In fact, might it not be the case that all matter is conscious? Perhaps consciousnes has nothing to do with life at all, but is intrinsic to reality? This view, which I do not hold myself, is called panpsychism, and is held seriously by some philosophers. If you rely on option one for your explanation, then I think you may want to consider joining their ranks.
But if you are a panpsychist, then it could well be that artificial intelligences could also be conscious.
There are two ways to interpret the second option. One way might be that nature has short-circuited the difficult task of evolving a purely computational intelligence by exploiting some as yet understood principle of nature by which it can achieve consciousness. The problem with this view is that we suppose that our simulation is modeled on human consciousness -- our simulated brain has the same functional behaviour as a natural brain but is no more complex. Clearly consciousness is not required for its function.
Another way of interpreting the second option is that consciousness is simply a natural result of certain types of brain organization that lead to intelligent behaviour -- perhaps you would have to design something even more expensive and complex to have all this behaviour without the associated consciousness.

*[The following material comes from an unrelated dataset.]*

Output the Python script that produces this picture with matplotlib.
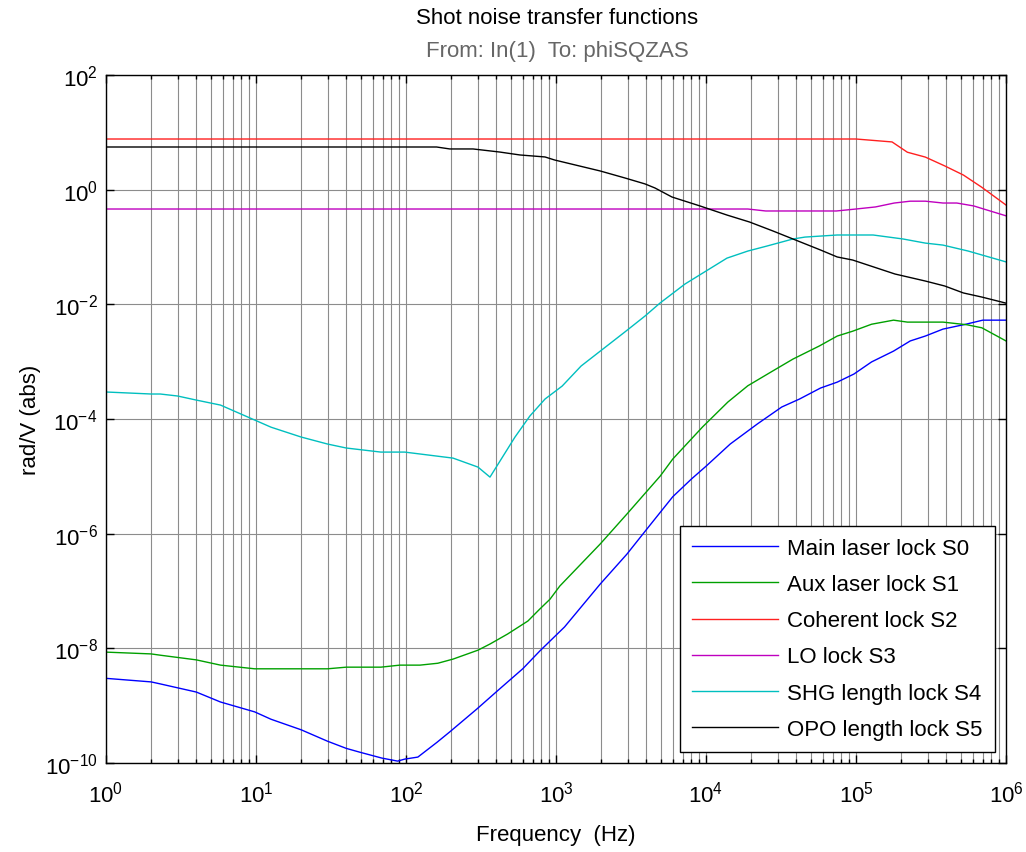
import numpy as np
import matplotlib
matplotlib.use("Agg")
import matplotlib.pyplot as plt
from matplotlib.ticker import FuncFormatter, NullFormatter, NullLocator, FixedLocator

plt.rcParams['font.family'] = ['Liberation Sans', 'DejaVu Sans']
plt.rcParams['mathtext.fontset'] = 'custom'
plt.rcParams['mathtext.rm'] = 'Liberation Sans'

# data (frequency in Hz, magnitude in rad/V)
f_s0 = [1, 2, 2.3, 4, 5.8, 9.8, 12.6, 20, 30, 40, 49, 69, 88, 98, 120, 161, 196, 296, 420, 600,
        780, 1140, 1970, 2970, 4030, 6000, 8000, 1e4, 1.45e4, 2.2e4, 3.2e4, 4.2e4, 5.8e4, 7.5e4,
        9.7e4, 1.27e5, 1.78e5, 2.3e5, 2.9e5, 3.8e5, 5.4e5, 7e5, 1e6]
s0 = [3.0e-9, 2.6e-9, 2.4e-9, 1.73e-9, 1.16e-9, 7.8e-10, 5.8e-10, 3.8e-10, 2.4e-10, 1.8e-10,
      1.55e-10, 1.22e-10, 1.08e-10, 1.17e-10, 1.27e-10, 2.3e-10, 3.5e-10, 8.7e-10, 1.95e-9, 4.4e-9,
      9.0e-9, 2.36e-8, 1.32e-7, 4.4e-7, 1.2e-6, 4.4e-6, 9.0e-6, 1.5e-5, 3.66e-5, 8.2e-5, 1.62e-4,
      2.23e-4, 3.47e-4, 4.4e-4, 6.1e-4, 9.9e-4, 1.53e-3, 2.3e-3, 2.8e-3, 3.7e-3, 4.5e-3, 5.3e-3, 5.3e-3]

f_s1 = [1, 2, 2.3, 4, 5.8, 9.8, 30, 40, 68, 91, 124, 163, 206, 302, 363, 476, 650, 780, 912, 1060,
        1970, 2970, 4950, 6000, 8000, 9500, 1.4e4, 1.9e4, 2.79e4, 3.8e4, 5.7e4, 7.5e4, 9.5e4,
        1.27e5, 1.78e5, 2.2e5, 3.8e5, 5.5e5, 6.9e5, 1e6]
s1 = [8.6e-9, 8.0e-9, 7.6e-9, 6.3e-9, 5.1e-9, 4.4e-9, 4.4e-9, 4.7e-9, 4.7e-9, 5.1e-9, 5.1e-9,
      5.5e-9, 6.5e-9, 9.3e-9, 1.19e-8, 1.78e-8, 3.0e-8, 4.85e-8, 7.2e-8, 1.22e-7, 6.6e-7, 2.2e-6,
      1.01e-5, 2.0e-5, 4.5e-5, 7.3e-5, 1.98e-4, 3.8e-4, 6.9e-4, 1.11e-3, 1.88e-3, 2.8e-3, 3.4e-3,
      4.5e-3, 5.3e-3, 4.9e-3, 4.9e-3, 4.4e-3, 3.9e-3, 2.3e-3]

f_s2 = [1, 1e5, 1.74e5, 2.2e5, 2.9e5, 3.9e5, 5.2e5, 6.9e5, 1e6]
s2 = [7.65, 7.65, 6.8, 4.5, 3.7, 2.6, 1.8, 1.1, 0.54]

f_s3 = [1, 1.9e4, 2.5e4, 7.4e4, 1e5, 1.35e5, 1.8e5, 2.3e5, 2.9e5, 3.8e5, 4.7e5, 6.1e5, 7.1e5, 1e6]
s3 = [0.46, 0.46, 0.425, 0.425, 0.46, 0.50, 0.585, 0.63, 0.63, 0.585, 0.585, 0.52, 0.46, 0.35]

f_s4 = [1, 2, 2.3, 3, 4, 5.8, 9.8, 12.6, 20, 30, 40, 68, 98, 206, 302, 363, 533, 670, 845, 1100,
        1470, 2880, 3920, 4930, 7240, 1.38e4, 1.9e4, 2.55e4, 3.8e4, 4.57e4, 7.5e4, 1.3e5, 2.06e5,
        2.9e5, 3.8e5, 5.6e5, 1e6]
s4 = [2.96e-4, 2.73e-4, 2.73e-4, 2.52e-4, 2.14e-4, 1.75e-4, 9.6e-5, 7.2e-5, 4.85e-5, 3.66e-5,
      3.12e-5, 2.65e-5, 2.65e-5, 2.08e-5, 1.45e-5, 9.7e-6, 4.85e-5, 1.13e-4, 2.23e-4, 3.76e-4,
      8.4e-4, 3.3e-3, 6.25e-3, 1.05e-2, 2.26e-2, 6.4e-2, 8.5e-2, 0.104, 0.138, 0.149, 0.162, 0.162,
      0.138, 0.117, 0.108, 0.085, 0.055]

f_s5 = [1, 160, 196, 280, 420, 575, 845, 980, 1970, 2880, 3920, 4570, 5930, 9120, 1.38e4, 1.95e4,
        2.8e4, 3.8e4, 5.8e4, 7.5e4, 9.5e4, 1.82e5, 2.9e5, 3.9e5, 5.2e5, 6.9e5, 1e6]
s5 = [5.55, 5.55, 5.13, 5.13, 4.54, 4.03, 3.72, 3.29, 2.12, 1.60, 1.26, 1.07, 0.745, 0.52, 0.361,
      0.273, 0.190, 0.138, 0.0887, 0.067, 0.0593, 0.0338, 0.0255, 0.0209, 0.0158, 0.0134, 0.0105]

labels = ['Main laser lock S0', 'Aux laser lock S1', 'Coherent lock S2',
          'LO lock S3', 'SHG length lock S4', 'OPO length lock S5']
colors = ['#0000ff', '#00a000', '#ff2020', '#bf00bf', '#00bfbf', '#000000']
series = [(f_s0, s0), (f_s1, s1), (f_s2, s2), (f_s3, s3), (f_s4, s4), (f_s5, s5)]
x_ticks = [1e0, 1e1, 1e2, 1e3, 1e4, 1e5, 1e6]
y_ticks = [1e-10, 1e-8, 1e-6, 1e-4, 1e-2, 1e0, 1e2]

fig = plt.figure(figsize=(10.26, 8.53), dpi=100)
ax = fig.add_axes([0.1033, 0.1043, 0.8772, 0.8066])

for (f, s), lab, col in zip(series, labels, colors):
    ax.plot(f, s, color=col, lw=1.0, label=lab)

ax.set_xscale('log')
ax.set_yscale('log')
ax.set_xlim(1, 1e6)
ax.set_ylim(1e-10, 1e2)

pow_fmt = FuncFormatter(lambda v, p: r'$\mathdefault{10^{%d}}$' % round(np.log10(v)))
minor_x = [m * d for d in x_ticks[:-1] for m in range(2, 10)]
ax.xaxis.set_major_locator(FixedLocator(x_ticks))
ax.xaxis.set_minor_locator(FixedLocator(minor_x))
ax.xaxis.set_major_formatter(pow_fmt)
ax.xaxis.set_minor_formatter(NullFormatter())
ax.yaxis.set_major_locator(FixedLocator(y_ticks))
ax.yaxis.set_major_formatter(pow_fmt)
ax.yaxis.set_minor_locator(NullLocator())

ax.grid(True, which='both', axis='x', color='0.55', lw=0.8)
ax.grid(True, which='major', axis='y', color='0.55', lw=0.8)
ax.set_axisbelow(True)

ax.tick_params(which='both', direction='in', top=True, right=True, labelsize=16)
ax.tick_params(axis='x', which='major', pad=13)
ax.tick_params(axis='y', which='major', pad=6)
ax.tick_params(which='major', length=6, width=1)
ax.tick_params(which='minor', length=3, width=1)
for sp in ax.spines.values():
    sp.set_linewidth(1.0)

ax.set_xlabel('Frequency  (Hz)', fontsize=16, labelpad=12)
ax.set_ylabel('rad/V (abs)', fontsize=16, labelpad=3)

fig.text(0.5428, 0.978, 'Shot noise transfer functions', ha='center', va='center', fontsize=16)
fig.text(0.5428, 0.940, 'From: In(1)  To: phiSQZAS', ha='center', va='center',
         fontsize=16, color='0.4')

leg = ax.legend(loc='lower right', fontsize=16, frameon=True, fancybox=False,
                edgecolor='black', framealpha=1, borderaxespad=0.5,
                handlelength=3.9, handletextpad=0.4, labelspacing=0.68, borderpad=0.55)
leg.get_frame().set_linewidth(1.0)

fig.savefig('out.png', dpi=100)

The third option can be seen as a more strongly worded version version of this interpretation of the second. In this view, it is impossible to carry out the kind of computations the brain performs without having consciousness experienced by a real mind. In order for an entity to believe it is conscious and behave as if it is conscious (passing all tests we might devise), then it must really be conscious.
As far as I can see, if you deny the possibility of Strong AI, then there is no plausible explanation for why we evolved the capacity for "real" consciousness.